Le Maroc reconnaît le droit à la nationalité marocaine à l’enfant né au Maroc de parents étrangers, s’il en fait la demande deux ans avant sa majorité (article 9).
Obtient également la nationalité de droit l’enfant né au Maroc d’un père étranger, lui-même né au Maroc, « qui se rattache à un pays dont la majorité de la population est de langue arabe et de religion musulmane et fait partie de cette communauté » (article 9). À cet enfant n’est imposée ni la condition de résidence ni la démarche de faire sa demande deux ans avant sa majorité[40].

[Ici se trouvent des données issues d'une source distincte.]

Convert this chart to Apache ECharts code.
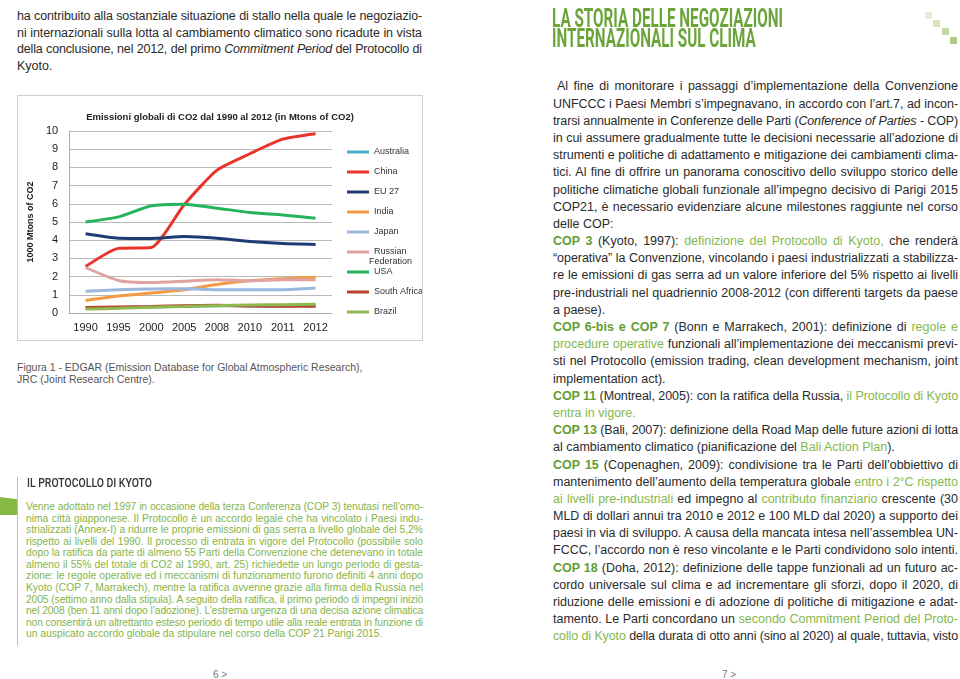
<!DOCTYPE html>
<html><head><meta charset="utf-8">
<script src="https://cdn.jsdelivr.net/npm/echarts@6/dist/echarts.min.js"></script>
<style>
body{margin:0;width:960px;height:679px;position:relative;background:#fff;overflow:hidden;font-family:'Liberation Sans',Arial,Helvetica,sans-serif;color:#2a2a2a}
.blk{position:absolute}
.ln{text-align:justify;text-align-last:justify;white-space:normal}
.ln.l{text-align-last:left}
.b{color:#5f9e2f;font-weight:bold}
.g{color:#84b84d}
#p1{left:17px;top:8px;width:405px;font-size:12.5px;line-height:16.7px}
#p2{left:553px;top:78.4px;width:405px;font-size:12.5px;line-height:17.19px}
#p3{left:26px;top:501.2px;width:397px;font-size:10.3px;line-height:11.55px;color:#86b44a}
#cap{left:17px;top:362px;width:405px;font-size:10.5px;line-height:11.5px;color:#555}
#chartbox{position:absolute;left:17px;top:95px;width:404px;height:244px;border:1px solid #cfcfcf}
#chart{width:404px;height:244px}
.cond{font-family:Roboto,'Liberation Sans',sans-serif;white-space:nowrap;transform-origin:0 0;display:inline-block}
#title{position:absolute;left:552px;top:9px;color:#6ba53a;font-size:25px;line-height:20px;font-weight:bold}
#sec{position:absolute;left:27px;top:477px;font-size:12.5px;line-height:12px;color:#333;font-weight:500}
#vline{position:absolute;left:17px;top:477px;width:1px;height:169px;background:#bdbdbd}
#flag{position:absolute;left:0;top:497px;width:17px;height:18px;background:#86b846;clip-path:polygon(0 0,100% 12%,100% 100%,0 100%)}
.pn{position:absolute;font-size:10px;color:#777;top:669px}
.sq{position:absolute;width:7px;height:7px}
#shadow{position:absolute;left:487px;top:-12px;width:320px;height:36px;background:#fff;box-shadow:0 5px 7px rgba(0,0,0,0.16);-webkit-mask-image:linear-gradient(to right,#000 0%,#000 30%,transparent 100%);mask-image:linear-gradient(to right,#000 0%,#000 30%,transparent 100%)}
</style></head>
<body>
<div id="shadow"></div>
<div class="blk" id="p1">
<div class="ln">ha contribuito alla sostanziale situazione di stallo nella quale le negoziazio-</div>
<div class="ln">ni internazionali sulla lotta al cambiamento climatico sono ricadute in vista</div>
<div class="ln">della conclusione, nel 2012, del primo <i>Commitment Period</i> del Protocollo di</div>
<div class="ln l">Kyoto.</div>
</div>

<div id="chartbox"><div id="chart"></div></div>

<div class="blk" id="cap">
<div class="ln l">Figura 1 - EDGAR (Emission Database for Global Atmospheric Research),</div>
<div class="ln l">JRC (Joint Research Centre).</div>
</div>

<div id="vline"></div>
<div id="flag"></div>
<div id="sec"><span class="cond" data-w="125">IL PROTOCOLLO DI KYOTO</span></div>

<div class="blk" id="p3">
<div class="ln">Venne adottato nel 1997 in occasione della terza Conferenza (COP 3) tenutasi nell’omo-</div>
<div class="ln">nima città giapponese. Il Protocollo è un accordo legale che ha vincolato i Paesi indu-</div>
<div class="ln">strializzati (Annex-I) a ridurre le proprie emissioni di gas serra a livello globale del 5,2%</div>
<div class="ln">rispetto ai livelli del 1990. Il processo di entrata in vigore del Protocollo (possibile solo</div>
<div class="ln">dopo la ratifica da parte di almeno 55 Parti della Convenzione che detenevano in totale</div>
<div class="ln">almeno il 55% del totale di CO2 al 1990, art. 25) richiedette un lungo periodo di gesta-</div>
<div class="ln">zione: le regole operative ed i meccanismi di funzionamento furono definiti 4 anni dopo</div>
<div class="ln">Kyoto (COP 7, Marrakech), mentre la ratifica avvenne grazie alla firma della Russia nel</div>
<div class="ln">2005 (settimo anno dalla stipula). A seguito della ratifica, il primo periodo di impegni iniziò</div>
<div class="ln">nel 2008 (ben 11 anni dopo l’adozione). L’estrema urgenza di una decisa azione climatica</div>
<div class="ln">non consentirà un altrettanto esteso periodo di tempo utile alla reale entrata in funzione di</div>
<div class="ln l">un auspicato accordo globale da stipulare nel corso della COP 21 Parigi 2015.</div>
</div>

<div class="pn" style="left:213px">6 &gt;</div>
<div class="pn" style="left:722px">7 &gt;</div>

<div id="title"><span class="cond" data-w="231">LA STORIA DELLE NEGOZIAZIONI<br>INTERNAZIONALI SUL CLIMA</span></div>

<div class="sq" style="left:925px;top:12px;background:#e6eed8"></div>
<div class="sq" style="left:933px;top:20px;background:#d5e5bd"></div>
<div class="sq" style="left:942px;top:28px;background:#c2d9a2"></div>
<div class="sq" style="left:950px;top:37px;background:#aecb85"></div>

<div class="blk" id="p2">
<div class="ln" style="padding-left:4px">Al fine di monitorare i passaggi d’implementazione della Convenzione</div>
<div class="ln">UNFCCC i Paesi Membri s’impegnavano, in accordo con l’art.7, ad incon-</div>
<div class="ln">trarsi annualmente in Conferenze delle Parti (<i>Conference of Parties</i> - COP)</div>
<div class="ln">in cui assumere gradualmente tutte le decisioni necessarie all’adozione di</div>
<div class="ln">strumenti e politiche di adattamento e mitigazione dei cambiamenti clima-</div>
<div class="ln">tici. Al fine di offrire un panorama conoscitivo dello sviluppo storico delle</div>
<div class="ln">politiche climatiche globali funzionale all’impegno decisivo di Parigi 2015</div>
<div class="ln">COP21, è necessario evidenziare alcune milestones raggiunte nel corso</div>
<div class="ln l">delle COP:</div>
<div class="ln"><span class="b">COP 3</span> (Kyoto, 1997): <span class="g">definizione del Protocollo di Kyoto,</span> che renderà</div>
<div class="ln">“operativa” la Convenzione, vincolando i paesi industrializzati a stabilizza-</div>
<div class="ln">re le emissioni di gas serra ad un valore inferiore del 5% rispetto ai livelli</div>
<div class="ln">pre-industriali nel quadriennio 2008-2012 (con differenti targets da paese</div>
<div class="ln l">a paese).</div>
<div class="ln"><span class="b">COP 6-bis e COP 7</span> (Bonn e Marrakech, 2001): definizione di <span class="g">regole e</span></div>
<div class="ln"><span class="g">procedure operative</span> funzionali all’implementazione dei meccanismi previ-</div>
<div class="ln">sti nel Protocollo (emission trading, clean development mechanism, joint</div>
<div class="ln l">implementation act).</div>
<div class="ln"><span class="b">COP 11</span> (Montreal, 2005): con la ratifica della Russia, <span class="g">il Protocollo di Kyoto</span></div>
<div class="ln l"><span class="g">entra in vigore.</span></div>
<div class="ln"><span class="b">COP 13</span> (Bali, 2007): definizione della Road Map delle future azioni di lotta</div>
<div class="ln l">al cambiamento climatico (pianificazione del <span class="g">Bali Action Plan</span>).</div>
<div class="ln"><span class="b">COP 15</span> (Copenaghen, 2009): condivisione tra le Parti dell’obbiettivo di</div>
<div class="ln">mantenimento dell’aumento della temperatura globale <span class="g">entro i 2°C rispetto</span></div>
<div class="ln"><span class="g">ai livelli pre-industriali</span> ed impegno al <span class="g">contributo finanziario</span> crescente (30</div>
<div class="ln">MLD di dollari annui tra 2010 e 2012 e 100 MLD dal 2020) a supporto dei</div>
<div class="ln">paesi in via di sviluppo. A causa della mancata intesa nell’assemblea UN-</div>
<div class="ln">FCCC, l’accordo non è reso vincolante e le Parti condividono solo intenti.</div>
<div class="ln"><span class="b">COP 18</span> (Doha, 2012): definizione delle tappe funzionali ad un futuro ac-</div>
<div class="ln">cordo universale sul clima e ad incrementare gli sforzi, dopo il 2020, di</div>
<div class="ln">riduzione delle emissioni e di adozione di politiche di mitigazione e adat-</div>
<div class="ln">tamento. Le Parti concordano un <span class="g">secondo Commitment Period del Proto-</span></div>
<div class="ln"><span class="g">collo di Kyoto</span> della durata di otto anni (sino al 2020) al quale, tuttavia, visto</div>
</div>

<script>
// ---- chart data ----
const years = ['1990', '1995', '2000', '2005', '2008', '2010', '2011', '2012'];
const seriesNames = ['Australia', 'China', 'EU 27', 'India', 'Japan', 'Russian Federation', 'USA', 'South Africa', 'Brazil'];
const australia   = [0.28, 0.30, 0.33, 0.37, 0.40, 0.39, 0.39, 0.40];
const china       = [2.55, 3.55, 3.60, 5.95, 7.85, 8.75, 9.55, 9.85];
const eu27        = [4.35, 4.11, 4.10, 4.20, 4.11, 3.93, 3.82, 3.77];
const india       = [0.69, 0.93, 1.10, 1.28, 1.57, 1.77, 1.88, 1.97];
const japan       = [1.19, 1.28, 1.32, 1.33, 1.28, 1.28, 1.28, 1.37];
const russia      = [2.50, 1.79, 1.68, 1.75, 1.83, 1.77, 1.83, 1.83];
const usa         = [5.00, 5.28, 5.89, 5.98, 5.76, 5.52, 5.39, 5.21];
const southAfrica = [0.30, 0.33, 0.36, 0.40, 0.42, 0.38, 0.37, 0.37];
const brazil      = [0.22, 0.26, 0.32, 0.36, 0.40, 0.44, 0.46, 0.48];
const yTicks = [0, 1, 2, 3, 4, 5, 6, 7, 8, 9, 10];

const allData = [australia, china, eu27, india, japan, russia, usa, southAfrica, brazil];
const colors = ['#4bacc6', '#e8352b', '#1f3b73', '#f39a45', '#9bb7de', '#e0a3a1', '#25b35c', '#b8432f', '#8fb84f'];

const chart = echarts.init(document.getElementById('chart'));
const FF = 'Liberation Sans, Arial, sans-serif';
const axisFont = {fontFamily: FF, fontSize: 11, color: '#222'};
chart.setOption({
  animation: false,
  color: colors,
  title: {
    text: 'Emissioni globali di CO2 dal 1990 al 2012 (in Mtons of CO2)',
    left: 'center', top: 11,
    textStyle: {fontFamily: FF, fontSize: 9.5, fontWeight: 'bold', color: '#222'}
  },
  grid: {left: 41, top: 35, width: 273, height: 182, containLabel: false},
  legend: {
    orient: 'vertical', left: 324, top: 45,
    itemWidth: 22, itemHeight: 3, itemGap: 8, icon: 'rect',
    data: seriesNames,
    formatter: n => n === 'Russian Federation' ? 'Russian' : n,
    textStyle: {fontFamily: FF, fontSize: 9, lineHeight: 12, color: '#333'}
  },
  graphic: [{
    type: 'text', x: 351, y: 166,
    style: {text: 'Federation', fontFamily: FF, fontSize: 9, fill: '#333', verticalAlign: 'middle', align: 'left'}
  }],
  xAxis: {
    type: 'category', data: years, boundaryGap: true,
    axisLine: {show: true, lineStyle: {color: '#b0b0b0', width: 1}},
    axisTick: {show: false},
    axisLabel: Object.assign({margin: 9}, axisFont),
    splitLine: {show: false}
  },
  yAxis: {
    type: 'value', min: yTicks[0], max: yTicks[yTicks.length - 1], interval: 1,
    name: '1000 Mtons of CO2', nameLocation: 'middle', nameGap: 25, nameRotate: 90,
    nameTextStyle: {fontFamily: FF, fontSize: 9, fontWeight: 'bold', color: '#222'},
    axisLine: {show: true, lineStyle: {color: '#b0b0b0', width: 1}},
    axisTick: {show: false},
    axisLabel: Object.assign({margin: 11}, axisFont),
    splitLine: {show: true, lineStyle: {color: '#b9b9b9', width: 1}}
  },
  series: seriesNames.map((n, i) => ({
    name: n, type: 'line', data: allData[i], smooth: 0.2,
    showSymbol: false, symbol: 'none',
    lineStyle: {width: 3, color: colors[i]},
    itemStyle: {color: colors[i]},
    z: 2 + i
  }))
});

// ---- text layout helpers ----
function fitLines() {
  document.querySelectorAll('.ln').forEach(el => {
    const c = el.cloneNode(true);
    c.style.position = 'absolute'; c.style.visibility = 'hidden';
    c.style.whiteSpace = 'nowrap'; c.style.width = 'auto'; c.style.display = 'inline-block';
    c.style.left = '-3000px'; c.style.top = '0';
    el.parentNode.appendChild(c);
    const w = c.getBoundingClientRect().width;
    c.remove();
    const target = el.clientWidth;
    if (w > target - 0.5) {
      const n = el.textContent.length;
      el.style.letterSpacing = ((target - w - 1.5) / n) + 'px';
    }
  });
}
function fitTitles() {
  document.querySelectorAll('.cond[data-w]').forEach(el => {
    const w = el.getBoundingClientRect().width;
    const s = parseFloat(el.dataset.w) / w;
    el.style.transform = 'scaleX(' + s + ')';
  });
}
fitLines();
fitTitles();
</script>
</body></html>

Un enfant né sur le territoire portugais et dont les parents sont étrangers est portugais si les parents font enregistrer la naissance au registre civil portugais, à condition que ceux-ci aient résidé au minimum 6 ans dans le pays.
Auparavant, il suffisait d'y naître pour en obtenir la nationalité. La Grande-Bretagne a rompu avec cette tradition en 1983, exigeant pour devenir citoyen britannique qu'un des deux parents réside en permanence dans le pays.
La Suisse ne connaît pas de droit du sol, la nationalité s'acquiert par filiation paternelle ou maternelle, c’est-à-dire par le droit du sang, quel que soit le lieu de naissance[41].
En vertu de l'article 45 de la Constitution, une personne née aux Tuvalu acquiert automatiquement la nationalité tuvaluane à la naissance, à moins qu'au moment de sa naissance son père ne soit un diplomate étranger posté aux Tuvalu et qu'aucun des deux parents du nouveau-né ne soit tuvaluan[42].